Tops are a four-piece indie rock band from Montreal, Canada. Previously, they have released the dark, spooky new wave synth disco of 2012’s Tender Opposites and then the relatively more driving and sun-kissed Picture You Staring in 2014. New album Sugar at the Gate, a reference to, according to the press release…how do I put this maturely… when a female… cums, is out now on Arbutus Records.
If you are familiar with Tops’s music, it should please you to learn that pastel coloured eighties synth lines are the order of the day on much of the record, and continue to be a major component of their sound.
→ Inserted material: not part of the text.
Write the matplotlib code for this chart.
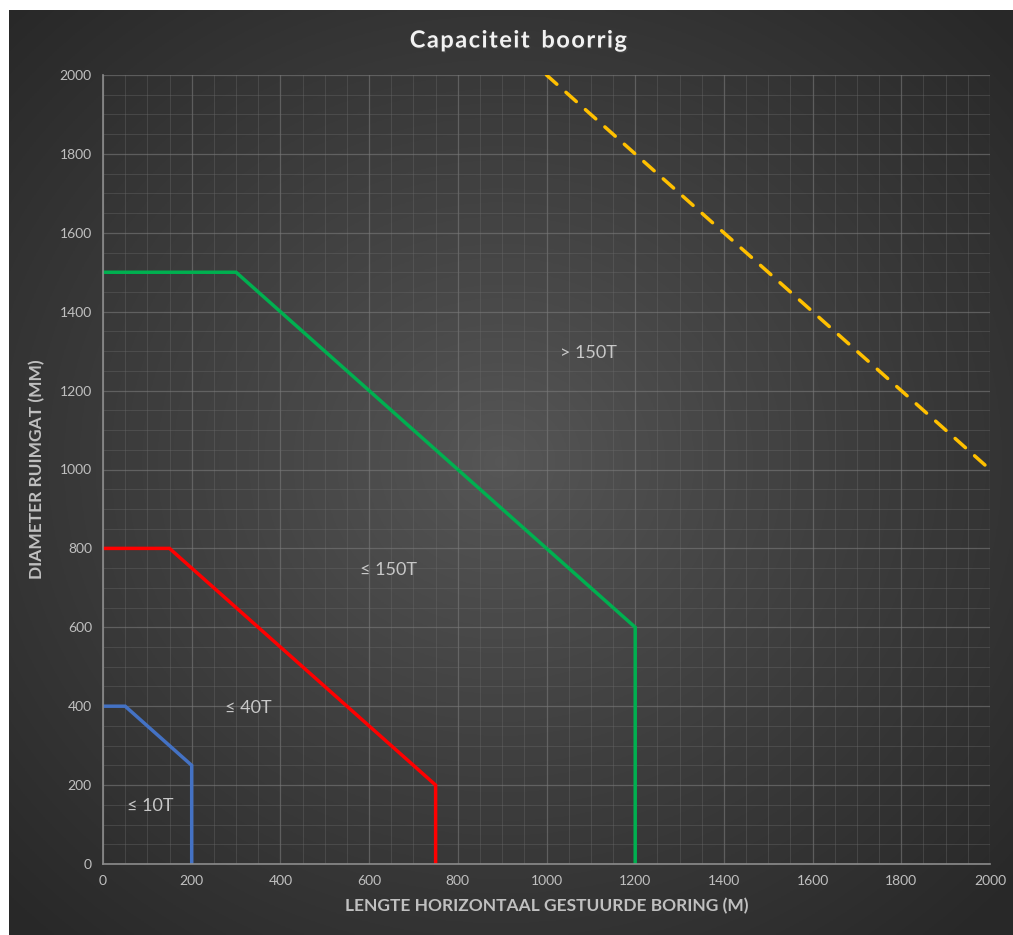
import numpy as np
import matplotlib
matplotlib.use('Agg')
import matplotlib.pyplot as plt
import matplotlib.patheffects as pe

# capacity limits per rig class (length m, diameter mm)
x_10t = [0, 50, 200, 200]
y_10t = [400, 400, 250, 0]
x_40t = [0, 150, 750, 750]
y_40t = [800, 800, 200, 0]
x_150t = [0, 300, 1200, 1200]
y_150t = [1500, 1500, 600, 0]
x_gt150 = [1000, 2000]
y_gt150 = [2000, 1000]

labels = ['≤ 10T', '≤ 40T', '≤ 150T', '> 150T']
label_x = [106, 327, 643, 1094]
label_y = [147, 395, 745, 1295]

plt.rcParams['font.family'] = ['Lato', 'DejaVu Sans']

fig = plt.figure(figsize=(10.13, 9.35), dpi=100)
fig.patch.set_facecolor('white')

# dark radial background
bg = fig.add_axes([9/1013, 0, 1 - 9/1013, 1 - 10/935])
yy, xx = np.mgrid[0:400, 0:440]
cx, cy = 215, 195
r = np.sqrt(((xx - cx) / 440) ** 2 + ((yy - cy) / 400) ** 2)
val = 0.34 - 0.18 * np.clip(r / 0.68, 0, 1) ** 0.9
bg.imshow(np.dstack([val, val, val]), aspect='auto', extent=[0, 1, 0, 1])
bg.axis('off')

ax = fig.add_axes([103/1013, 1 - 864/935, (990 - 103)/1013, (864 - 75)/935])
ax.patch.set_alpha(0)

ax.plot(x_10t, y_10t, color='#4472c4', lw=2.5, solid_joinstyle='miter')
ax.plot(x_40t, y_40t, color='#ff0000', lw=2.5, solid_joinstyle='miter')
ax.plot(x_150t, y_150t, color='#00b050', lw=2.5, solid_joinstyle='miter')
ax.plot(x_gt150, y_gt150, color='#ffc000', lw=2.5, dashes=(4, 3.5),
        dash_capstyle='round')

for t, lx, ly in zip(labels, label_x, label_y):
    ax.text(lx, ly, t, color='#c8c8c8', fontsize=13, ha='center', va='center',
            family=['Lato', 'DejaVu Sans'])

ax.set_xlim(0, 2000)
ax.set_ylim(0, 2000)
ax.set_xticks(np.arange(0, 2001, 200))
ax.set_yticks(np.arange(0, 2001, 200))
ax.set_xticks(np.arange(0, 2001, 50), minor=True)
ax.set_yticks(np.arange(0, 2001, 50), minor=True)
ax.grid(which='major', color='#7a7a7a', lw=0.9, alpha=0.6)
ax.grid(which='minor', color='#6a6a6a', lw=0.6, alpha=0.45)
ax.set_axisbelow(True)
ax.tick_params(which='both', length=0, colors='#c0c0c0', labelsize=10, pad=8)

for s in ['top', 'right']:
    ax.spines[s].set_visible(False)
for s in ['left', 'bottom']:
    ax.spines[s].set_color('#8c8c8c')
    ax.spines[s].set_linewidth(1.2)

ax.set_xlabel('LENGTE HORIZONTAAL GESTUURDE BORING (M)', color='#c0c0c0',
              fontsize=12.5, fontweight='bold', labelpad=8)
ax.set_ylabel('DIAMETER RUIMGAT (MM)', color='#c0c0c0',
              fontsize=12.5, fontweight='bold', labelpad=10)

title = '\u200a'.join('Capaciteit') + '\u2002' + '\u200a'.join('boorrig')
fig.text(0.512, 1 - 40/935, title, color='#f2f2f2',
         fontsize=17, fontweight='bold', ha='center', va='center',
         path_effects=[pe.withSimplePatchShadow(offset=(1, -1), alpha=0.6)])

fig.savefig('out.png', dpi=100)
Despite the breezy inspirations behind the compositions, there’s a sorrowful, beating heart of darkness at the centre of the sugar pills on offer here.
Frontwoman Jane Penny has a rich, soulful voice, offering in places some of the distracted sass of Camera Obscura‘s Tracyanne Campbell, and in others sounding like Beth Gibbons of Portishead. Most of the time she just sounds heartbreakingly sad.
There’s eighties new romanticism on opener gloomy ‘Cloudy Skies‘, where Penny talks about her listlessness, with “nothing else left to do…no choice but to choose”.
There are a few undeniable bangers of the record. Bleak, tears-on-the-dancefloor bangers. Standout ‘Marigold and Gray‘ contains some stunning vocal lines and startling melancholic melodic shifts. The off balance reverb and hypnotic sleepwalk of Penny’s delivery and lyrics (“I’m not afraid of changes ’cause I don’t know what the chances would be”), not unlike Mac DeMarco and all that lot in dungarees and baseball caps. It’s the most exciting track on the album. Similarly, ‘Dayglo Bimbo‘ is more vigorous and brings to mind the same driving, off colour al fresco rock of Beach Fossils.
There’s a Blondie-like new wave stomp on ‘Cutlass Cruiser‘, which contains zingers such as “You are a cutlass cruiser / I’m just a part-time loser now” and “You don’t really think you’re that good do ya?”. It’s another high point.
The album is kind of a downer, though. There’s a difference between ambition and taking yourself very seriously, and unfortunately a lot of these tunes are at best, slightly bummed out breezy 8am-on-a-cloudy-Sunday-morning mood music, at worst slightly bland Fleetwood Mac wallpaper. Never bad, just not punchy enough. Penny’s voice is never boring, though, and she carries the songs through.
So, all in all, not quite tops, more upper middles…
Sugar At The Gates is out now on Arbutus Records.